Nerve injections offer a better solution to the antiquated decision to surgically sever neurological connections used years ago. At least nerve injections are temporary and will not do more harm than good in most cases, since the effects will wear off eventually if unexpected and problematic complications with sensation or motor function do result.
This dialog explore the benefits, limitations and risks associated with the use of spinal nerve blocks.
What is a Nerve Block Injection?
Regional neurological blocks are used to prevent painful sensory messages from traveling on a nerve which is affected by some form of dorsopathy condition. These injections are used for virtually the entire gambit of causative back pain diagnoses, from herniated discs to arthritis in the spine.

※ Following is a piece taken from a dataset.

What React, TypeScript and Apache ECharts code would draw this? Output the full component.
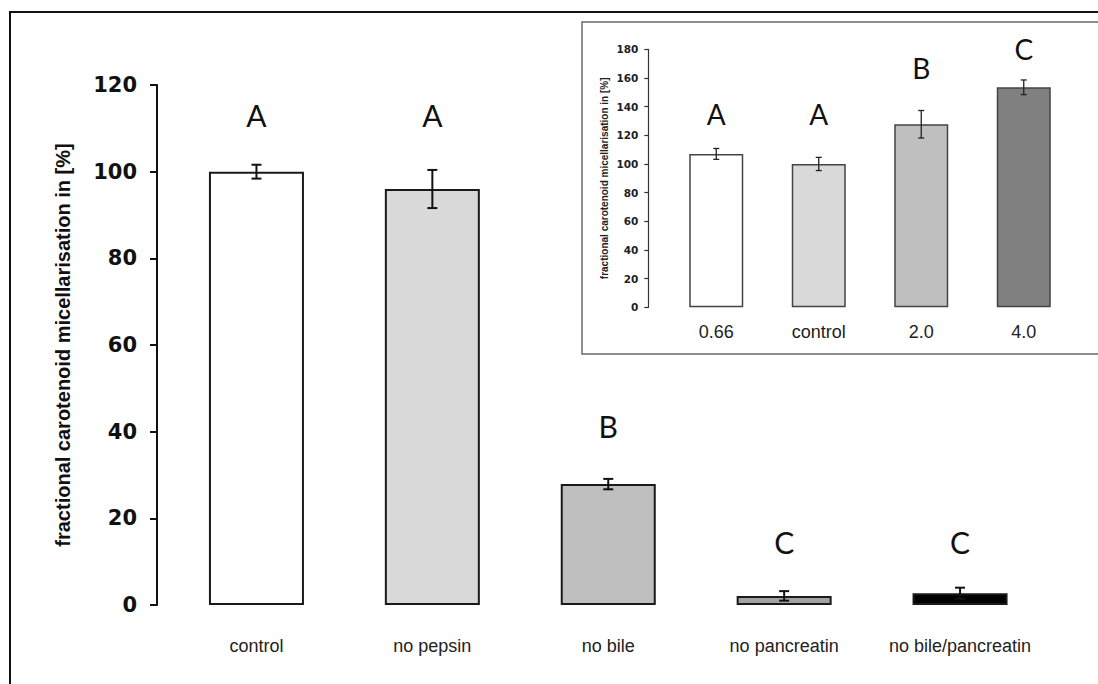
import React, { useEffect, useRef } from "react";
import * as echarts from "echarts";

const mainCategories = ["control", "no pepsin", "no bile", "no pancreatin", "no bile/pancreatin"];
const mainValues = [100, 96, 27.9, 2.1, 2.7];
const mainErrors = [1.6, 4.4, 1.2, 1.1, 1.3];
const mainColors = ["#ffffff", "#d9d9d9", "#bfbfbf", "#a3a3a3", "#000000"];
const mainLetters = ["A", "A", "B", "C", "C"];
const mainLetterY = [113, 113, 41.2, 14.5, 14.5];
const mainTicks = [0, 20, 40, 60, 80, 100, 120];

const insetCategories = ["0.66", "control", "2.0", "4.0"];
const insetValues = [107, 100, 127.7, 153.5];
const insetErrors = [3.8, 4.6, 9.6, 5.1];
const insetColors = ["#ffffff", "#d9d9d9", "#bfbfbf", "#808080"];
const insetLetters = ["A", "A", "B", "C"];
const insetLetterY = [135, 135, 167, 180];
const insetTicks = [0, 20, 40, 60, 80, 100, 120, 140, 160, 180];

const yName = "fractional carotenoid micellarisation in [%]";

function errorSeries(values: number[], errors: number[], axisIdx: number, cap: number, lw: number, color: string) {
  return {
    type: "custom",
    xAxisIndex: axisIdx,
    yAxisIndex: axisIdx,
    z: 5,
    data: values.map((v, i) => [i, v - errors[i], v + errors[i]]),
    renderItem: (params: any, api: any) => {
      const lo = api.coord([api.value(0), api.value(1)]);
      const hi = api.coord([api.value(0), api.value(2)]);
      const st = { stroke: color, lineWidth: lw };
      return {
        type: "group",
        children: [
          { type: "line", shape: { x1: lo[0], y1: lo[1], x2: hi[0], y2: hi[1] }, style: st },
          { type: "line", shape: { x1: lo[0] - cap, y1: lo[1], x2: lo[0] + cap, y2: lo[1] }, style: st },
          { type: "line", shape: { x1: hi[0] - cap, y1: hi[1], x2: hi[0] + cap, y2: hi[1] }, style: st },
        ],
      };
    },
  };
}

function letterSeries(letters: string[], ys: number[], axisIdx: number, size: number) {
  return {
    type: "custom",
    xAxisIndex: axisIdx,
    yAxisIndex: axisIdx,
    z: 6,
    clip: false,
    data: letters.map((l, i) => [i, ys[i]]),
    renderItem: (params: any, api: any) => {
      const p = api.coord([api.value(0), api.value(1)]);
      return {
        type: "text",
        x: p[0],
        y: p[1],
        style: {
          text: letters[params.dataIndex],
          fontSize: size,
          fontFamily: "Lato, 'DejaVu Sans', sans-serif",
          fill: "#111",
          align: "center",
          verticalAlign: "middle",
        },
      };
    },
  };
}

export default function App() {
  const ref = useRef<HTMLDivElement>(null);
  useEffect(() => {
    if (!ref.current) return;
    const chart = echarts.init(ref.current, undefined, { renderer: "svg" });
    const option: any = {
      animation: false,
      backgroundColor: "#ffffff",
      graphic: [
        {
          type: "rect",
          silent: true,
          z: 0,
          shape: { x: 10, y: 12, width: 1300, height: 1000 },
          style: { fill: "none", stroke: "#111", lineWidth: 2 },
        },
        {
          type: "rect",
          silent: true,
          z: 0,
          shape: { x: 582, y: 22, width: 700, height: 332 },
          style: { fill: "#ffffff", stroke: "#6b6b6b", lineWidth: 1.5 },
        },
      ],
      grid: [
        { left: 168.5, right: 50, top: 85, bottom: 79 },
        { left: 665, right: 23, top: 49.3, bottom: 376.7 },
      ],
      xAxis: [
        {
          type: "category",
          gridIndex: 0,
          data: mainCategories,
          axisLine: { show: false },
          axisTick: { show: false },
          axisLabel: { interval: 0, margin: 32, fontSize: 18, fontFamily: "'Liberation Sans', Arial, sans-serif", color: "#222" },
        },
        {
          type: "category",
          gridIndex: 1,
          data: insetCategories,
          axisLine: { show: false },
          axisTick: { show: false },
          axisLabel: { interval: 0, margin: 16, fontSize: 18, fontFamily: "'Liberation Sans', Arial, sans-serif", color: "#222" },
        },
      ],
      yAxis: [
        {
          type: "value",
          gridIndex: 0,
          min: mainTicks[0],
          max: mainTicks[mainTicks.length - 1],
          interval: 20,
          offset: 11.5,
          splitLine: { show: false },
          axisLine: { show: true, lineStyle: { color: "#111", width: 2 } },
          axisTick: { show: true, length: 7, lineStyle: { color: "#111", width: 2 } },
          axisLabel: { margin: 20, fontSize: 21, fontWeight: "bold", fontFamily: "'DejaVu Sans', sans-serif", color: "#111" },
          name: yName,
          nameLocation: "middle",
          nameGap: 84,
          nameRotate: 90,
          nameTextStyle: { fontSize: 20, fontWeight: "bold", fontFamily: "'Liberation Sans', Arial, sans-serif", color: "#111" },
        },
        {
          type: "value",
          gridIndex: 1,
          min: insetTicks[0],
          max: insetTicks[insetTicks.length - 1],
          interval: 20,
          offset: 16.7,
          splitLine: { show: false },
          axisLine: { show: true, lineStyle: { color: "#333", width: 1.2 } },
          axisTick: { show: true, length: 4, lineStyle: { color: "#333", width: 1.2 } },
          axisLabel: { margin: 10, fontSize: 10.5, fontWeight: "bold", fontFamily: "'DejaVu Sans', sans-serif", color: "#222" },
          name: yName,
          nameLocation: "middle",
          nameGap: 39,
          nameRotate: 90,
          nameTextStyle: { fontSize: 10, fontWeight: "bold", fontFamily: "'Liberation Sans', Arial, sans-serif", color: "#222" },
        },
      ],
      series: [
        {
          type: "bar",
          xAxisIndex: 0,
          yAxisIndex: 0,
          barWidth: 95,
          data: mainValues.map((v, i) => ({
            value: v,
            itemStyle: { color: mainColors[i], borderColor: "#1a1a1a", borderWidth: 2 },
          })),
        },
        errorSeries(mainValues, mainErrors, 0, 5, 2, "#111"),
        letterSeries(mainLetters, mainLetterY, 0, 30),
        {
          type: "bar",
          xAxisIndex: 1,
          yAxisIndex: 1,
          barWidth: 54,
          z: 3,
          data: insetValues.map((v, i) => ({
            value: v,
            itemStyle: { color: insetColors[i], borderColor: "#444", borderWidth: 1.5 },
          })),
        },
        errorSeries(insetValues, insetErrors, 1, 3, 1.3, "#222"),
        letterSeries(insetLetters, insetLetterY, 1, 28),
      ],
    };
    chart.setOption(option);
    return () => chart.dispose();
  }, []);
  return (
    <div
      ref={ref}
      style={{ position: "fixed", left: 0, top: 0, width: 1098, height: 684, background: "#fff" }}
    />
  );
}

Nerve injections are typically made up of powerful local anesthetics, corticosteroids and epinephrine. Injections can be given as a single shot or a series of shots into a regional area. Other forms of neurological block, such as radiofrequency lesioning and cryoanalgesia use heat or cold to affect painful nerve tissue and typically are longer lasting than anesthetic injections. The best path to successful treatment will depend on the exact nature of the causative condition and various factors relating to the circumstances of the patient’s health and symptomatic expression.
Nerve Injection Diagnosis
Many back pain diagnoses are made using a nerve injection to confirm a suspected causative condition. This is a problematic and inaccurate investigative method which is often responsible for causing a misdiagnosed back pain condition for the patient. An injection of anesthetic to prove a certain structure is the source of pain is rarely a perfect science, even when performed under live x-ray (fluoroscopy).
Be very careful of any diagnosis made using injection therapy. The anesthetic used can spread to other potentially symptomatic structures and can also alleviate the pain of an unrelated condition, such as psychosomatic back pain enacted through ischemia.

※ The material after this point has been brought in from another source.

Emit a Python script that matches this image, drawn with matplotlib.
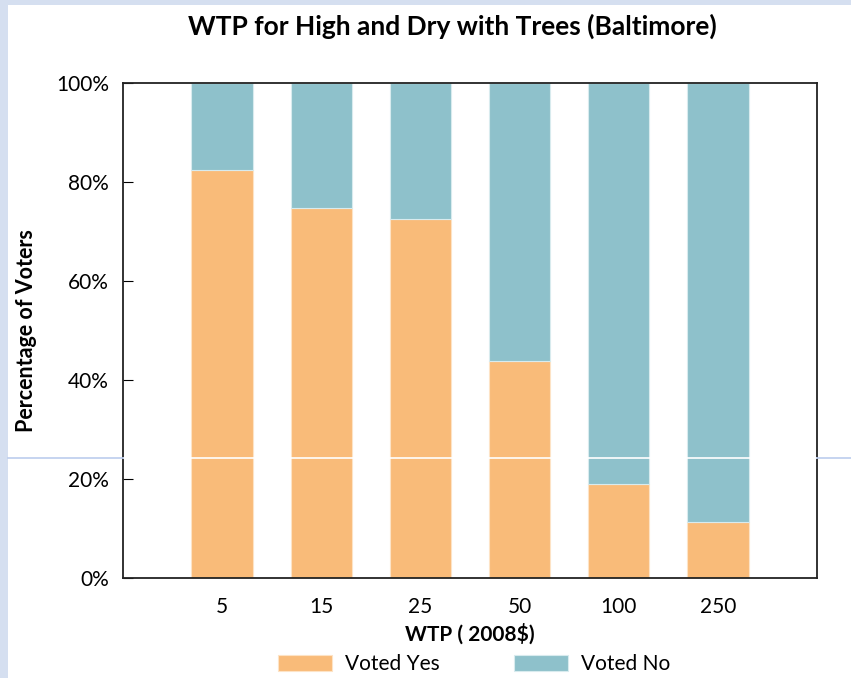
import matplotlib.pyplot as plt
from matplotlib.patches import Rectangle
from matplotlib.lines import Line2D

# WTP bid levels and share of voters
bids = ["5", "15", "25", "50", "100", "250"]
yes_pct = [82.4, 74.7, 72.5, 43.8, 19.0, 11.3]
no_pct = [100 - v for v in yes_pct]

W, H = 851, 678
fig = plt.figure(figsize=(W / 100, H / 100), dpi=100)
fig.patch.set_facecolor("#d5dff0")
plt.rcParams["font.family"] = ["Lato", "DejaVu Sans"]

# white card of the slide
fig.patches.append(Rectangle((8 / W, 0), 1, 1 - 5 / H, transform=fig.transFigure,
                             facecolor="white", edgecolor="none", zorder=-10))

ax = fig.add_axes([123 / W, 1 - 578 / H, (817 - 123) / W, (578 - 83) / H])
x = list(range(len(bids)))
ax.bar(x, yes_pct, width=0.62, color="#f9bb79", edgecolor="#fde3c6", linewidth=0.8,
       label="Voted Yes", zorder=2)
ax.bar(x, no_pct, width=0.62, bottom=yes_pct, color="#8ec1cb", edgecolor="#d8ebee",
       linewidth=0.8, label="Voted No", zorder=2)

# stray slide guide line
guide_y = (578 - 458) / 495 * 100
ax.axhline(guide_y, color="white", linewidth=1.2, zorder=3)
for x0, x1 in [(8, 123), (817, 851)]:
    fig.lines.append(Line2D([x0 / W, x1 / W], [1 - 458 / H, 1 - 458 / H],
                            transform=fig.transFigure, color="#bccdee", linewidth=1.2))

ax.set_xlim(-1, 6)
ax.set_ylim(0, 100)
ax.set_xticks(x)
ax.set_xticklabels(bids)
ax.set_yticks(range(0, 101, 20))
ax.set_yticklabels([f"{v}%" for v in range(0, 101, 20)])
ax.tick_params(axis="x", length=0, labelsize=15, pad=14)
ax.tick_params(axis="y", direction="in", length=7, labelsize=15, pad=10)
for s in ax.spines.values():
    s.set_color("#222222")
    s.set_linewidth(1.3)

ax.set_xlabel("WTP ( 2008$)", fontsize=15, fontweight="bold", labelpad=4)
ax.set_ylabel("Percentage of Voters", fontsize=15.5, fontweight="bold", labelpad=14)
fig.text(0.531, 1 - 26 / H, "WTP for High and Dry with Trees (Baltimore)",
         ha="center", va="center", fontsize=19, fontweight="bold")

fig.legend(loc="center", bbox_to_anchor=(474 / W, 1 - 664 / H), ncol=2, frameon=False,
           fontsize=15, handlelength=2.6, handleheight=0.8, columnspacing=3.6,
           handletextpad=0.6)

fig.savefig("out.png", dpi=100, facecolor=fig.get_facecolor())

Remember, regardless of the diagnosis, just because a particular neurological structure is implicated to be a location of pain, does not mean that it is the only location. Many nerve injections fail to resolve all the sources of symptoms, thereby only providing partial relief while other “hot” nerves still exist.
Nerve Block Advice
Using epidural injections as a moderate back pain treatment is both popular and generally effective in the short-term. Many patients with a variety of problematic complaints experience generally good relief from their first round of injections, but less relief and shorter term relief from subsequent rounds of treatment.
Do not believe that injection therapy will generally be a cure for your pain, for you are sure to be greatly disappointed in most instances. Neurological blocks merely buy you some asymptomatic time to investigate treatment modalities which might create a real cure. Injection therapy is merely symptomatic back pain treatment and as such, demonstrates all the risks of all temporary therapy modalities.
The bottom line comes down to this… Use nerve injections to deal with acute back pain in the present, but find a more effective plan which might actually solve your pain condition in the long-term, if and when your symptoms return.